Qualche giorno fa avevamo detto che l’errore non esiste, e che comunque è bene non aver paura degli errori perché sono vita.

Oggi vogliamo contraddirci e non solo affermare che l’errore esiste, ma che è pure un fatto meraviglioso. Perché la somma dei nostri errori è la nostra consapevolezza. O meglio, noi siamo la somma dei nostri errori.
Scomodiamo i latini per dimostrare la vastità del termine che deriva da errare, vagare, deviare, sbagliare: lasciamo la strada maestra, ci perdiamo, ma magari quel sentiero è più grazioso, anche se più lungo, e durante quella deviazione non prevista impariamo cose nuove. Gli errori non solo ci insegnano sempre qualcosa, ma ci spingono a esplorare nuove vie per raggiungere ciò che ognuno di noi considera giusto. Magari per rimetterci sulla retta via dobbiamo imparare a guadare un fiume, scalare un monte. Ci arriviamo poi, un po’ più sudaticci ma presi bene perché ce l’abbiamo fatta.

Prendiamo il giocoliere o l’equilibrista, due delle categorie più esposte all’errore. Chi di voi non ha mai visto un giocoliere al quale non cade una pallina, un birillo? Un equilibrista che non sta in equlibrio?
Io ne ho visti a bizzeffe.

(Li ho visti da vicinissimo!)

(Li ho visti da vicinissimo!)

(Eccone altri)

(Eccone altri)

La giocoleria è l’arte che consiste nel lanciare oggetti per aria, e di riprenderli. Ma cosa fa il giocoliere mentre è in una piazza, il pubblico in piedi a semicerchio, lui giocola con 5 birilli e poi, paf, un birillo casca a terra? Si china, raccoglie il birillo e ricomincia. Magari ricade. E noi che lo guardiamo ci sentiamo anche un po’ in imbarazzo per lui. Però intanto il giocoliere ha imparato a tirare su il birillo con il piede, e non dovrà chinarsi ancora. E l’applauso di cuore del pubblico scatta quando sentiamo la sua tenacia. Non quando dice: vabbè, cambio, e sale sul monociclo.
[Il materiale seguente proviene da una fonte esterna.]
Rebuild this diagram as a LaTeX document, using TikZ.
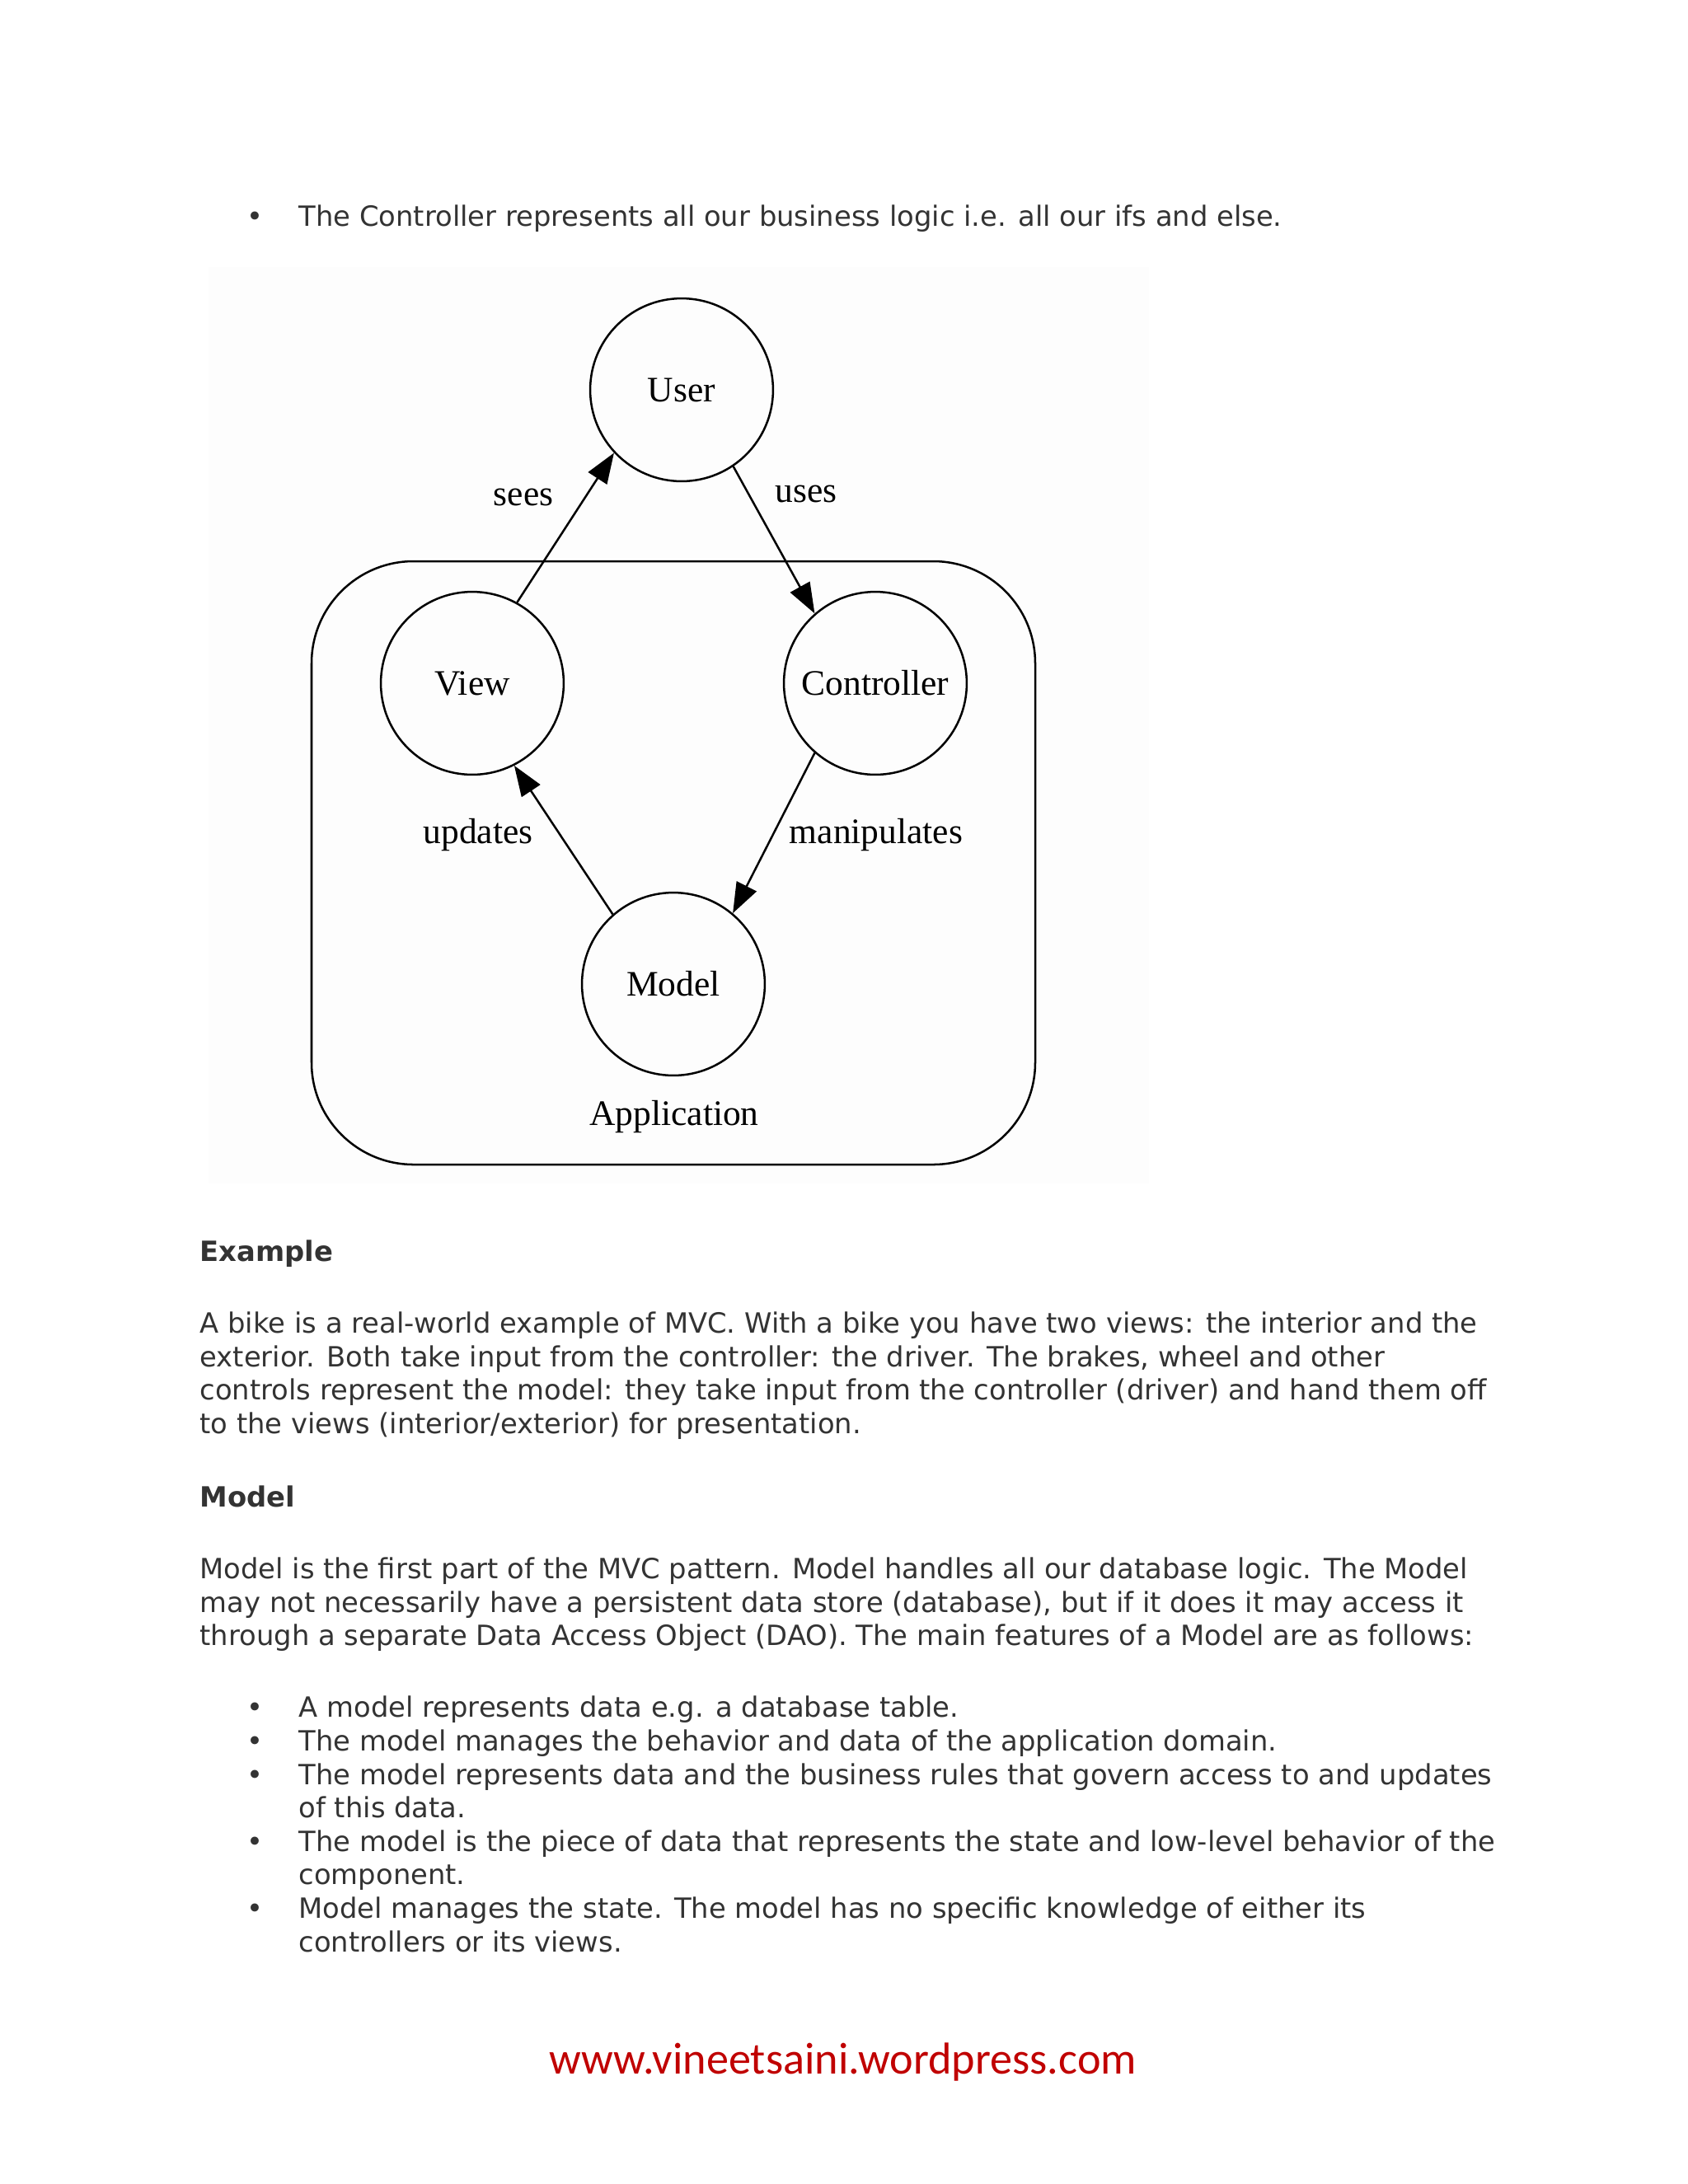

Il giocoliere non fallisce quando gli cade un attrezzo, ma quando non si china a raccoglierlo.

Questo probabilmente lo ha detto un giocoliere costantemente con la mani a terra, ma rende l’idea.
Non erriamo nello sbagliare, ma nel passarci sopra.

Chi invece ci passa sopra impunemente, perché da sempre amato dagli dei, è il matto. I matti sono quelli che camminano con il naso per aria e lo sguardo vago e vispo. O con i piedi in aria. O che camminano sul filo. Sono quelli che ci urlano in faccia la verità mentre aspettiamo l’autobus e pensiamo ai fatti nostri. Magari puzzano.
Le divinità da sempre prediligono i matti e i folli ed è per questo favore che non hanno paura di inciampare e procedono nella loro strada, errando dritti, per aspera ad astra (un’altra citazione latina, suggeritami dal mio papà saltimabanco, di Cicerone: attraverso le asperità sino alle stelle).

E concludo con un articolo di Repubblica: una settimana esatta fa moriva sotto le bombe governative ad Aleppo Anas al-Basha, un giovanissimo clown siriano che aveva deciso di rimanere tra le macerie per far almeno sorridere i bambini laggiù. Gli avevano detto che era pazzo a restare eppure:
“Anas faceva il pagliaccio in un mondo di assassini, e come il finto matto shakesperiano incarnava la verità, la speranza, la vita vera, mentre fuori i matti si ammazzano“.

È un po’ triste come finale di Buondì, ma i veri matti non siamo noi.